Holding: The Court reversed the convictions and held that openly urging people to refuse draft registration cannot be charged as a conspiracy to defraud the United States under the statute unless it uses deceit, trickery, or dishonest means.

Real World Impact:
  • Reverses convictions for activists who openly urged draft refusal without dishonest methods.
  • Limits federal prosecutions under the anti-defraud statute to schemes involving deceit or trickery.
  • Requires prosecutors to show deceit, not just open disobedience, to prove the crime.
Topics: draft registration, criminal conspiracy, protest and advocacy, Selective Service law

Summary

Background

Thirteen people were indicted for conspiring to defraud the United States by printing and circulating handbills and other materials that urged men to refuse to register for the military draft under the Selective Service Act.
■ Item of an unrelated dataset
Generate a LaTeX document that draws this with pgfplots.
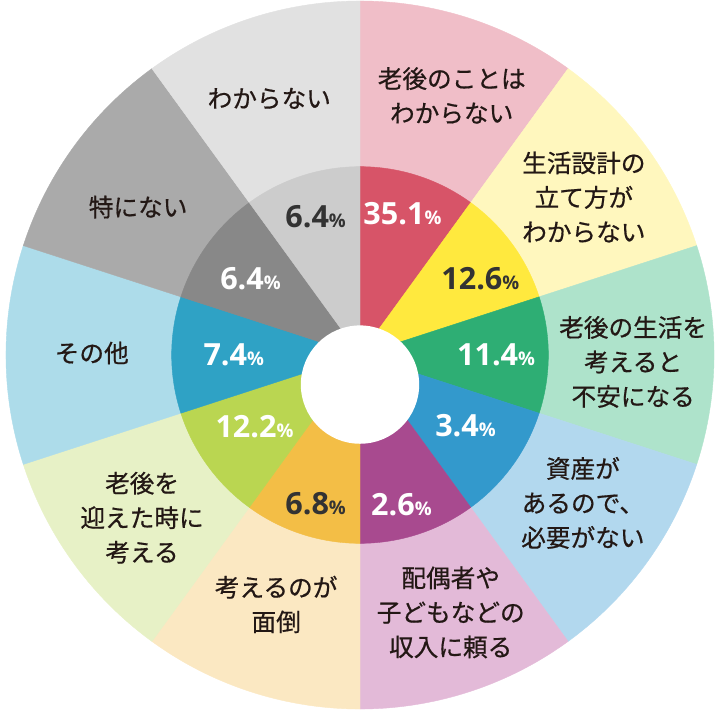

A federal trial court overruled a demurrer, convicted them, and the Sixth Circuit affirmed. The Government relied on earlier language in Haas v. Henkel to argue that defeating a government function could itself be a conspiracy to defraud the United States.

Reasoning

The Court examined the prior decision and the facts to see what “to defraud the United States” had meant in context. It found the earlier case concerned secret, dishonest schemes involving bribery, falsified reports, and market deception — clear deceit or trickery. The Court said the anti-defraud statute primarily targets cheating the Government by dishonest means, and that mere open advocacy or defiance of a law, without deceit, does not fit that definition. Because the indictment alleged only public urging to refuse registration, the Court held the demurrer should have been sustained and reversed the convictions.

Real world impact

The ruling limits prosecutions under this federal anti-defraud statute when the conduct is simple, open encouragement to disobey a law rather than a dishonest scheme. Prosecutors must allege and prove deceit, trickery, or dishonest methods to make a similar conspiracy charge stick. The decision reversed the convictions and ordered the indictment quashed, narrowing the statute’s reach going forward.